-- begin Extracted records --

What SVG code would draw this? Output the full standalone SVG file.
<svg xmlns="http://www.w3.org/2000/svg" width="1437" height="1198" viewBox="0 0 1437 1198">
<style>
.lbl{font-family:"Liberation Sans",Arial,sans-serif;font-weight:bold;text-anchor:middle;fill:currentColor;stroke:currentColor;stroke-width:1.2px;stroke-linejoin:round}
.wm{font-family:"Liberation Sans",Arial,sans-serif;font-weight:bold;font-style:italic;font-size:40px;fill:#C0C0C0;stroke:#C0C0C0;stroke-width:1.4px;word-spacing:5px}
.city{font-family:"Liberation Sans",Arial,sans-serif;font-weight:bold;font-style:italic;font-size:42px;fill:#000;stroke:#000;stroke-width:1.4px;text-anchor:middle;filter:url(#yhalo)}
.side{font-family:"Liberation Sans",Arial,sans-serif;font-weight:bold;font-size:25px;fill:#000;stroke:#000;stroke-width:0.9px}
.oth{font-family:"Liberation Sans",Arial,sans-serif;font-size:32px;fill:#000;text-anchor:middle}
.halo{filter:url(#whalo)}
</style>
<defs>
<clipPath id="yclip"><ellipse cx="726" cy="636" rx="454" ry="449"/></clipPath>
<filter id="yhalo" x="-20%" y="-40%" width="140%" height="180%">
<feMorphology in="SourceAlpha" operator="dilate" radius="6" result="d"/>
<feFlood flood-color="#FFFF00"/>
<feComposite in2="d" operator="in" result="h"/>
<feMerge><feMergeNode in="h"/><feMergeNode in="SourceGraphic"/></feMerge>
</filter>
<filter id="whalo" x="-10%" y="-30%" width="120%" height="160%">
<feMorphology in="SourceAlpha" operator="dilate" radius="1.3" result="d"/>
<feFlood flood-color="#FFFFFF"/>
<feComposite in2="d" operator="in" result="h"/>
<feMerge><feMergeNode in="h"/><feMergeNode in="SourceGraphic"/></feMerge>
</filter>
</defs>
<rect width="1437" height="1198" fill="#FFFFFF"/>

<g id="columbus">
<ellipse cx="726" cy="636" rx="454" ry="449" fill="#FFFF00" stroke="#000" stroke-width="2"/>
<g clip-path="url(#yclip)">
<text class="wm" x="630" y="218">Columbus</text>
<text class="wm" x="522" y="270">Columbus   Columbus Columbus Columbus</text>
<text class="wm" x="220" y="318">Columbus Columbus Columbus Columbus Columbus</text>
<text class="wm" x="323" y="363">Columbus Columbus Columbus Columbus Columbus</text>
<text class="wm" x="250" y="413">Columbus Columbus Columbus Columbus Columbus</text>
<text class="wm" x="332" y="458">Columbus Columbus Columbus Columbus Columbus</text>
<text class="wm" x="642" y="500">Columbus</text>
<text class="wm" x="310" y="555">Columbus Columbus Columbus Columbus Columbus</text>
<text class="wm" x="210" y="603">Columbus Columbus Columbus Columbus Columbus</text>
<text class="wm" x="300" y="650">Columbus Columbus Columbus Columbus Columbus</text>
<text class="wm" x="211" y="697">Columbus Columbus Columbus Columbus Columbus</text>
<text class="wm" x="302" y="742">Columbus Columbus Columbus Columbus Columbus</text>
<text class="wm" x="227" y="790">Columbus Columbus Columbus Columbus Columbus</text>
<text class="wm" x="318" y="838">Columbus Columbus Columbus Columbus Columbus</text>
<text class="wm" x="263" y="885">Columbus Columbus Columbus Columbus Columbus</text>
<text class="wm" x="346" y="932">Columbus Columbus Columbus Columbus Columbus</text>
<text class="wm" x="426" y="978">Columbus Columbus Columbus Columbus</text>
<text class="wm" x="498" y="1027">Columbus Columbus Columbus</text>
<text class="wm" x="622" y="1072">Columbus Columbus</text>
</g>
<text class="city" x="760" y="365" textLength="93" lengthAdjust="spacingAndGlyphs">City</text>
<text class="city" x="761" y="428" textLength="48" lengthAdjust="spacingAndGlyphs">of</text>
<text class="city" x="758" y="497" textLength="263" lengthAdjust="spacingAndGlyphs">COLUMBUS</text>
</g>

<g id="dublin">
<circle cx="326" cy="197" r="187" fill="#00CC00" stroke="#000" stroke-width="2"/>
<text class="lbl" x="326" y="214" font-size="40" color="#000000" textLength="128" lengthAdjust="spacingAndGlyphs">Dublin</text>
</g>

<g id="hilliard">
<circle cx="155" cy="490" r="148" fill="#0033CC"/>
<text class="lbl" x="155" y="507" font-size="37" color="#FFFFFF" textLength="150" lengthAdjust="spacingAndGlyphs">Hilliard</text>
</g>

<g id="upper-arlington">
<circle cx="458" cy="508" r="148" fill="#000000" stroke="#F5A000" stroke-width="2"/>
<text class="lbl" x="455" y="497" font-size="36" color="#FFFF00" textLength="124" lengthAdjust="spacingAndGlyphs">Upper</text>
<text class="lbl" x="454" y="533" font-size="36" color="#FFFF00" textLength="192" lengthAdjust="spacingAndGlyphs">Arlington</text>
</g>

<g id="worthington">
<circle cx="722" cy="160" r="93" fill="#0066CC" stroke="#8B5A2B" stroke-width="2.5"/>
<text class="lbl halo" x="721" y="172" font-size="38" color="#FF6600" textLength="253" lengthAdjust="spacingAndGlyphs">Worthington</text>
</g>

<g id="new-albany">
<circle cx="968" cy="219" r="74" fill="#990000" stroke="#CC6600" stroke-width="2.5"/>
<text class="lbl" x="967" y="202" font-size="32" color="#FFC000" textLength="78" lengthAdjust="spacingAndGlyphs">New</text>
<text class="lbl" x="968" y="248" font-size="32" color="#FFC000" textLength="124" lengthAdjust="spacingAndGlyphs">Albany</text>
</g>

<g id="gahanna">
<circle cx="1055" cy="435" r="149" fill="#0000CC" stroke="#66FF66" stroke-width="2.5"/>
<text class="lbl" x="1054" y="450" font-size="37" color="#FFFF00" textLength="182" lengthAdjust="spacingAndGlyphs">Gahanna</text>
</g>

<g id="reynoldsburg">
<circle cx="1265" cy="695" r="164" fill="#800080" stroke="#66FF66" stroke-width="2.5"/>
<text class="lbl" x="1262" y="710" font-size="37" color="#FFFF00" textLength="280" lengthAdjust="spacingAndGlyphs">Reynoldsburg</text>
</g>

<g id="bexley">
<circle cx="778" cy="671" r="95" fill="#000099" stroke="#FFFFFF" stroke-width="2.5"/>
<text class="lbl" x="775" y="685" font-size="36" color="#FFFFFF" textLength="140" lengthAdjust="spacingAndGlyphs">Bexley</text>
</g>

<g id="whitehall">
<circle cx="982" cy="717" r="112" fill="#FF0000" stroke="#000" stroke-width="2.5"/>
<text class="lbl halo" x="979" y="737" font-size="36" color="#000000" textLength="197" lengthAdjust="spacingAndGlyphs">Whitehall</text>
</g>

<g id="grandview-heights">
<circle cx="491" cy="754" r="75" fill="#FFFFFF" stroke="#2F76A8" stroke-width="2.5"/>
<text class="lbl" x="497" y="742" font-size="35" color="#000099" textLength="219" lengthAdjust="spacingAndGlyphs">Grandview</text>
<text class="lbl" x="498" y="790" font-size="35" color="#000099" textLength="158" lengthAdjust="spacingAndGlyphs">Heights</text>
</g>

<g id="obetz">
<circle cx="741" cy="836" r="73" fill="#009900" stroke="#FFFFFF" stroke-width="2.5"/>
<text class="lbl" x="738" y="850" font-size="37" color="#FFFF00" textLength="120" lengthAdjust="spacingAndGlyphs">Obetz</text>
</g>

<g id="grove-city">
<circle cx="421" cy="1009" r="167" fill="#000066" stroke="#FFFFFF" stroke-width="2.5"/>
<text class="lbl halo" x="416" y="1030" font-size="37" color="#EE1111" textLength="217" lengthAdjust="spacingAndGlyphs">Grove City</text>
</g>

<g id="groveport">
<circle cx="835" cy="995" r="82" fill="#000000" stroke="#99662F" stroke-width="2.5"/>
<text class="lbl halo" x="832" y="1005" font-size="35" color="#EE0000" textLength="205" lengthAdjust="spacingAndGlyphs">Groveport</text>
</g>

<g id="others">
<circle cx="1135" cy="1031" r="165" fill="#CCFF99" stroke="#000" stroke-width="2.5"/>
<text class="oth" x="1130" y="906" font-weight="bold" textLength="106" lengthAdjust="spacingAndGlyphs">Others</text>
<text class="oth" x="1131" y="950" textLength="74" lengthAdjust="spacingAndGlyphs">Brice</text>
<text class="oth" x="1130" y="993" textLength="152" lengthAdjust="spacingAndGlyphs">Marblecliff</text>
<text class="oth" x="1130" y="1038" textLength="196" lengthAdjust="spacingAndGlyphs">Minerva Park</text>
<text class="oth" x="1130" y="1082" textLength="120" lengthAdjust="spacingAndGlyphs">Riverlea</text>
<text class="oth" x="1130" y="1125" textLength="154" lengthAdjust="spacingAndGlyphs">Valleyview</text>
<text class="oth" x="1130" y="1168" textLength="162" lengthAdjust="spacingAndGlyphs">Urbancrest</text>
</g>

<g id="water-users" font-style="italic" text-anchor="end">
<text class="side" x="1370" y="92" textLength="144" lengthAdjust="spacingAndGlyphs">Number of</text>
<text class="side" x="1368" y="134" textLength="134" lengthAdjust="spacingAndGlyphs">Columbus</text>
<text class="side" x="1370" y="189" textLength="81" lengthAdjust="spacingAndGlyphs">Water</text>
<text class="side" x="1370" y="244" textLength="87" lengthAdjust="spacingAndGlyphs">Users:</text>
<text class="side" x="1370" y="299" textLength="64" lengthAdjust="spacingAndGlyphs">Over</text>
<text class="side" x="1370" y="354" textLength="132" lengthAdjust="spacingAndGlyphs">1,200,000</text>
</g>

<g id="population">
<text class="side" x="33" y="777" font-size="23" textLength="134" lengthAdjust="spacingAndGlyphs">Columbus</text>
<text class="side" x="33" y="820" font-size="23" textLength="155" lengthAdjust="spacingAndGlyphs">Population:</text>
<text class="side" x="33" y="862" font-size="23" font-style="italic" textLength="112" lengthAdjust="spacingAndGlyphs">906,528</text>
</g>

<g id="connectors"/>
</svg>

-- end Extracted records --
-- begin Extracted records --

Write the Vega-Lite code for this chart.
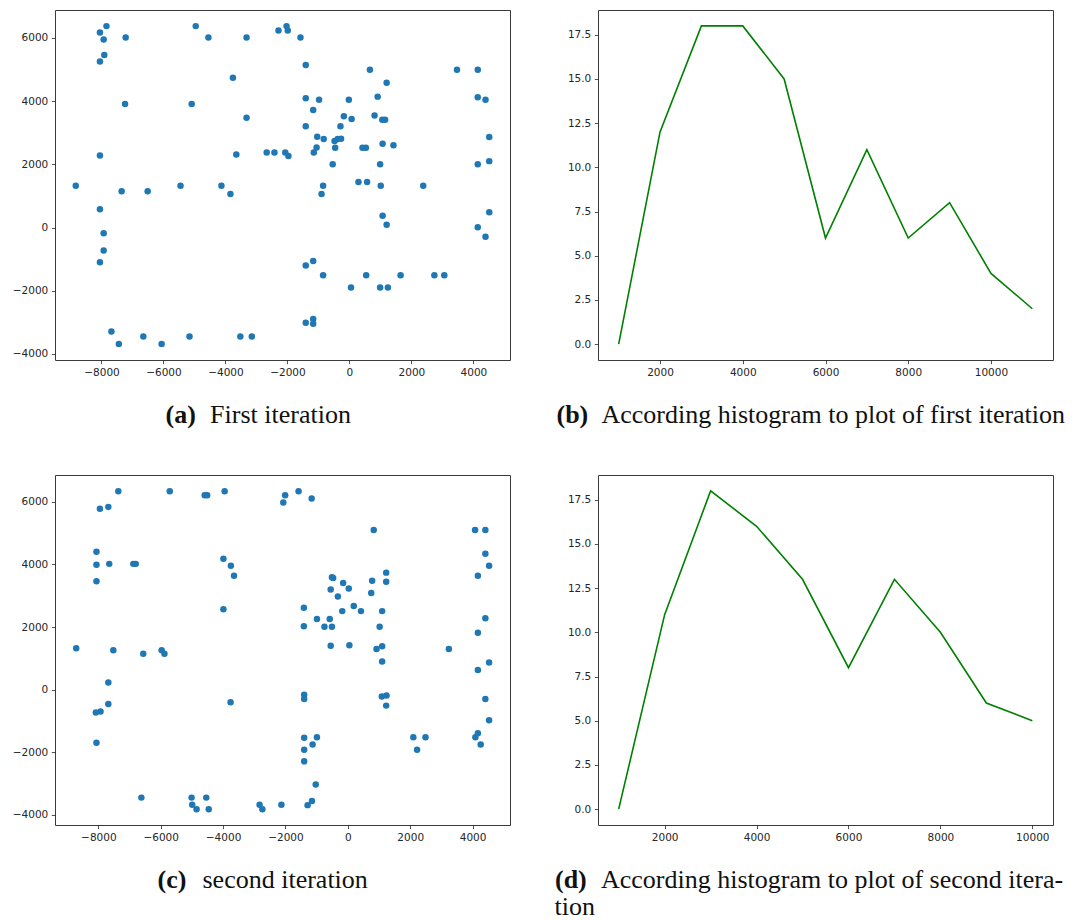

-- end Extracted records --

## Request
Return each line of the data that contains the string "code".

## Final result
What SVG code would draw this? Output the full standalone SVG file.
Write the Vega-Lite code for this chart.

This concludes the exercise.